One crucial document payroll, finance and human resource departments should use is the IRS’ Circular E, Employer’s Tax Guide. The pamphlet gives employers up-to-date information they need regarding any changes in the federal tax code and any recent laws that could affect them. For example, companies with 50 or more full-time staff members are now classified as large-scale employers by the U.S. government and, just like those businesses with 100 or more full-time workers, must comply with the Employer Shared Responsibility Provisions under the Affordable Care Act.
Businesses also need to be aware of the new provisions for married same-sex couples, according to CPA Practice Advisor. When preparing for the end-of-year payroll, a finance department should familiarize itself with the new tax implications.
2. Reporting dates
Payroll also has a number of due dates when it comes to reporting to the IRS. Here’s a list of the most important ones for businesses.
- Employers must file form W-2 for all staff members, the report that details salary, tips and other forms of compensation for an employee.
- The last day of January is also the date to file form 940, otherwise known as the Employer’s Annual Federal Unemployment Tax Return.
- Businesses must also file form 941 by this date to report any federal income taxes they withheld.
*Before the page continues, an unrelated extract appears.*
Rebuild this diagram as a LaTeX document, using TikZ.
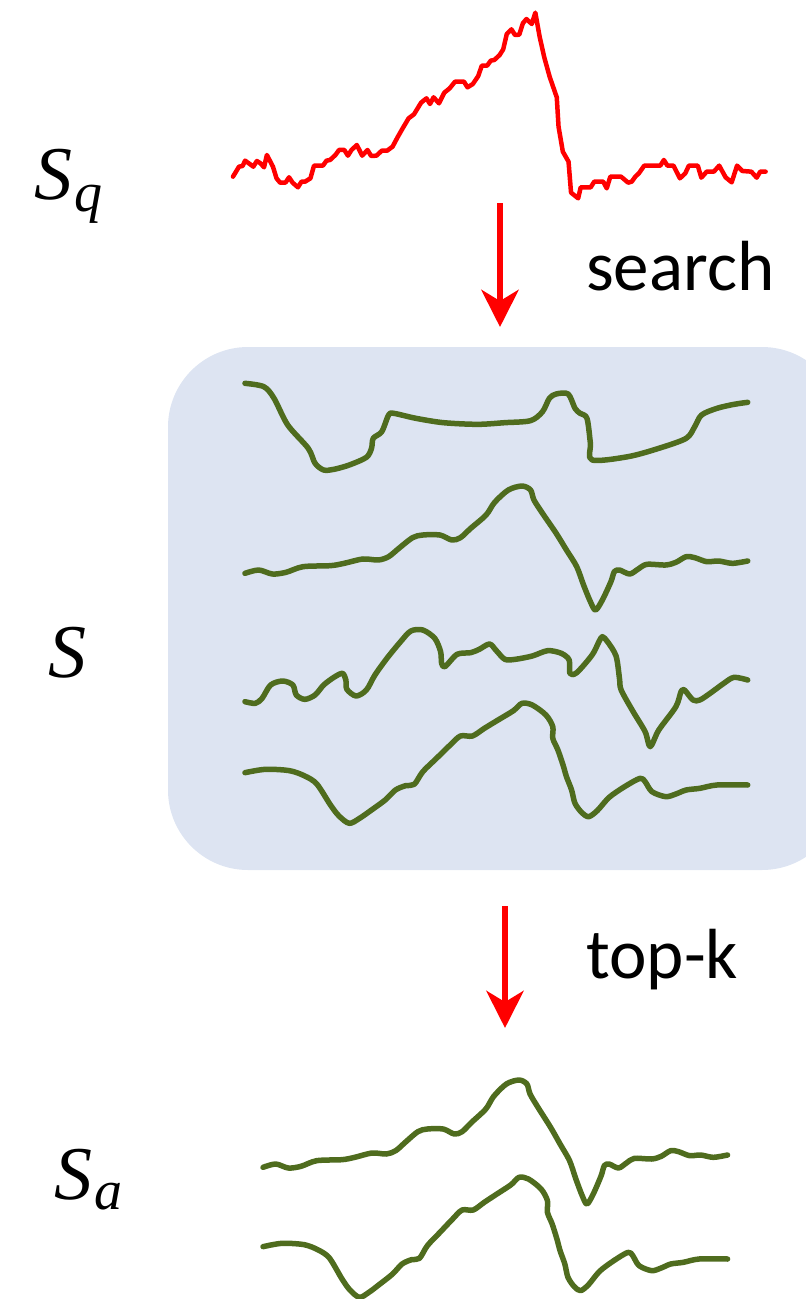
\documentclass[tikz,border=0pt]{standalone}
\usepackage{fontspec}
\newfontfamily\captionfont{Carlito}
\newfontfamily\namefont{Liberation Serif}
\usetikzlibrary{arrows.meta}
\definecolor{wavegreen}{RGB}{79,108,30}
\definecolor{queryred}{RGB}{255,0,0}
\definecolor{poolblue}{RGB}{221,228,242}

% series shapes, in a local 3:1 sketch grid
\newcommand\waveOne{plot[smooth,tension=0.5] coordinates {(40,40) (95,50) (125,85) (165,165) (225,235) (245,280) (270,300) (300,298) (345,285) (395,262) (410,235) (415,205) (440,185) (460,135) (475,130) (540,145) (620,158) (720,163) (800,158) (875,152) (910,125) (930,85) (950,72) (985,72) (1005,115) (1020,130) (1040,145) (1050,220) (1055,270) (1160,260) (1250,235) (1330,205) (1355,170) (1375,135) (1420,115) (1470,103) (1510,97)}}
\newcommand\waveTwo{plot[smooth,tension=0.5] coordinates {(40,295) (80,285) (120,297) (160,292) (210,275) (290,272) (330,265) (385,252) (430,255) (460,245) (490,220) (530,188) (560,180) (610,180) (645,195) (670,188) (700,160) (745,120) (770,82) (810,45) (850,33) (875,45) (885,75) (910,115) (950,175) (980,225) (1010,275) (1030,330) (1050,380) (1065,405) (1085,375) (1110,320) (1120,290) (1135,285) (1165,297) (1190,282) (1215,268) (1270,270) (1300,262) (1330,245) (1355,248) (1390,260) (1425,258) (1465,265) (1510,258)}}
\newcommand\waveThree{plot[smooth,tension=0.5] coordinates {(40,245) (70,250) (90,235) (115,195) (150,183) (180,195) (190,225) (215,238) (245,225) (270,195) (300,172) (325,160) (335,180) (338,208) (365,228) (395,210) (420,165) (455,115) (495,65) (525,33) (560,30) (595,55) (612,95) (615,130) (625,140) (660,103) (700,98) (725,88) (755,72) (775,92) (800,118) (830,118) (880,108) (925,92) (965,100) (988,120) (990,160) (1010,158) (1055,105) (1075,65) (1085,50) (1100,65) (1125,108) (1135,175) (1140,210) (1175,275) (1210,335) (1225,380) (1250,330) (1300,260) (1315,215) (1325,210) (1350,240) (1370,240) (1400,220) (1440,190) (1470,172) (1510,180)}}
\newcommand\waveFour{plot[smooth,tension=0.5] coordinates {(40,248) (100,238) (170,242) (215,258) (250,282) (290,345) (315,378) (345,400) (375,385) (410,360) (450,330) (480,300) (510,287) (535,283) (560,245) (600,205) (640,165) (670,138) (705,138) (740,115) (780,90) (825,62) (850,40) (880,45) (920,75) (940,110) (940,145) (955,180) (970,225) (980,260) (995,300) (1005,340) (1025,368) (1045,380) (1070,362) (1105,322) (1150,290) (1195,265) (1210,275) (1230,305) (1270,320) (1300,312) (1330,300) (1370,295) (1420,285) (1510,285)}}

\tikzset{
  series/.style={draw=wavegreen, line width=5.5pt, line cap=round, line join=round},
  query/.style={draw=queryred, line width=4.5pt, line join=round, line cap=round},
  flow/.style={draw=queryred, line width=6.5pt, -{Stealth[length=37pt,width=37pt,inset=11pt]}},
  pool/.style={fill=poolblue, rounded corners=80pt, inner sep=0pt},
  caption/.style={anchor=base west, inner sep=0pt, font=\captionfont\fontsize{71}{80}\selectfont},
  setname/.style={anchor=base west, inner sep=0pt, font=\namefont\itshape}
}

\begin{document}
\begin{tikzpicture}[x=1pt,y=-1pt]
\useasboundingbox (0,0) rectangle (806,1299);

% data set panel
\node[pool, minimum width=674pt, minimum height=523pt] (pool) at (505,608.5) {};

% query series
\begin{scope}[shift={(219.4,0)}, xscale=0.357, yscale=0.3333]
\draw[query] plot coordinates {(38,530) (55,500) (65,498) (72,482) (85,492) (95,500) (105,483) (115,490) (125,502) (133,465) (150,500) (160,535) (170,548) (185,548) (195,532) (205,548) (220,562) (230,545) (240,545) (255,535) (265,497) (290,497) (300,482) (310,480) (325,465) (335,450) (350,450) (360,467) (370,450) (385,435) (400,467) (415,450) (425,468) (440,467) (455,452) (470,452) (485,440) (500,410) (515,382) (530,355) (545,343) (565,308) (580,295) (590,312) (600,292) (615,310) (630,278) (645,265) (660,245) (685,245) (695,262) (710,252) (725,228) (735,197) (750,197) (760,182) (770,180) (785,165) (795,148) (805,102) (818,88) (828,105) (840,104) (850,70) (860,57) (875,72) (885,38) (897,110) (910,172) (925,230) (945,292) (950,380) (962,455) (978,485) (985,578) (1005,595) (1012,562) (1040,562) (1050,545) (1075,545) (1085,565) (1095,530) (1125,530) (1145,548) (1155,545) (1165,530) (1175,520) (1190,497) (1235,497) (1245,480) (1255,497) (1272,497) (1290,535) (1305,520) (1315,497) (1340,497) (1350,533) (1365,515) (1385,515) (1400,497) (1418,532) (1435,547) (1450,497) (1465,513) (1490,515) (1505,533) (1515,515) (1530,515)};
\end{scope}

% series in the data set
\begin{scope}[shift={(231.3,370)}, xscale=0.342, yscale=0.3333]
\draw[series] \waveOne;
\end{scope}
\begin{scope}[shift={(231.3,475)}, xscale=0.342, yscale=0.3333]
\draw[series] \waveTwo;
\end{scope}
\begin{scope}[shift={(231.3,620)}, xscale=0.342, yscale=0.3333]
\draw[series] \waveThree;
\end{scope}
\begin{scope}[shift={(231.3,690)}, xscale=0.342, yscale=0.3333]
\draw[series] \waveFour;
\end{scope}

% answer set
\begin{scope}[shift={(250.4,1069)}, xscale=0.316, yscale=0.3333]
\draw[series] \waveTwo;
\end{scope}
\begin{scope}[shift={(250.4,1164)}, xscale=0.316, yscale=0.3333]
\draw[series] \waveFour;
\end{scope}

% arrows
\coordinate (searchTail) at (500,203);
\coordinate (searchTip) at (500,327);
\draw[flow] (searchTail) -- (searchTip);
\coordinate (topkTail) at (505,906);
\coordinate (topkTip) at (505,1028);
\draw[flow] (topkTail) -- (topkTip);

% captions
\node[caption] (search) at (586,290) {search};
\node[caption] (topk) at (586,978) {top-k};

% set names
\node[setname] (Sq) at (34,199) {\fontsize{76}{80}\selectfont S\kern2pt\raisebox{-12pt}{\fontsize{56}{60}\selectfont q}};
\node[setname] (S) at (48,677) {\fontsize{76}{80}\selectfont S};
\node[setname] (Sa) at (54,1199) {\fontsize{76}{80}\selectfont S\kern2pt\raisebox{-10pt}{\fontsize{56}{60}\selectfont a}};
\end{tikzpicture}
\end{document}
- A copy of your 1099s and 1096s must be filed with the IRS.
- Employers must also mail out or electronically file employee’s W-2 and W-3 wage earning statements to the Social Security Administration.
3. Act fast
Luckily, employers can receive a tax deduction if they act before December 31. Business expenses on items such as computers, software and office furniture made before the last day of the calendar year can be written off under Section 179 of the tax code, CPA Practice Advisor reported. According to Section 179.org, large vehicles used for business and any physical personal property used in the line of work fall under the section.
As of the beginning of this year, businesses could receive a maximum of $25,000 back, Section 179.org reported.
4. Keep your files
After a company files it’s payroll taxes, it’s always advisable to keep records of the taxes you paid. An employer should keep everything well organized including copies of the tax returns and a copy of each paycheck an employee received along with the corresponding dates and times of that work. Every staff members’ pertinent information such as their name, physical address and Social Security number should be on file, BizFilings noted.
Businesses also need copies of form W-4, the withholding exemption certificate for every employee along with any W-2 wage earning statements that didn’t reach an employee.
Figuring out payroll taxes can be a long and arduous process, but individuals from both human resources and finance departments collaborating together can provide their knowledge and expertise to prepare a company for a busy end of the year.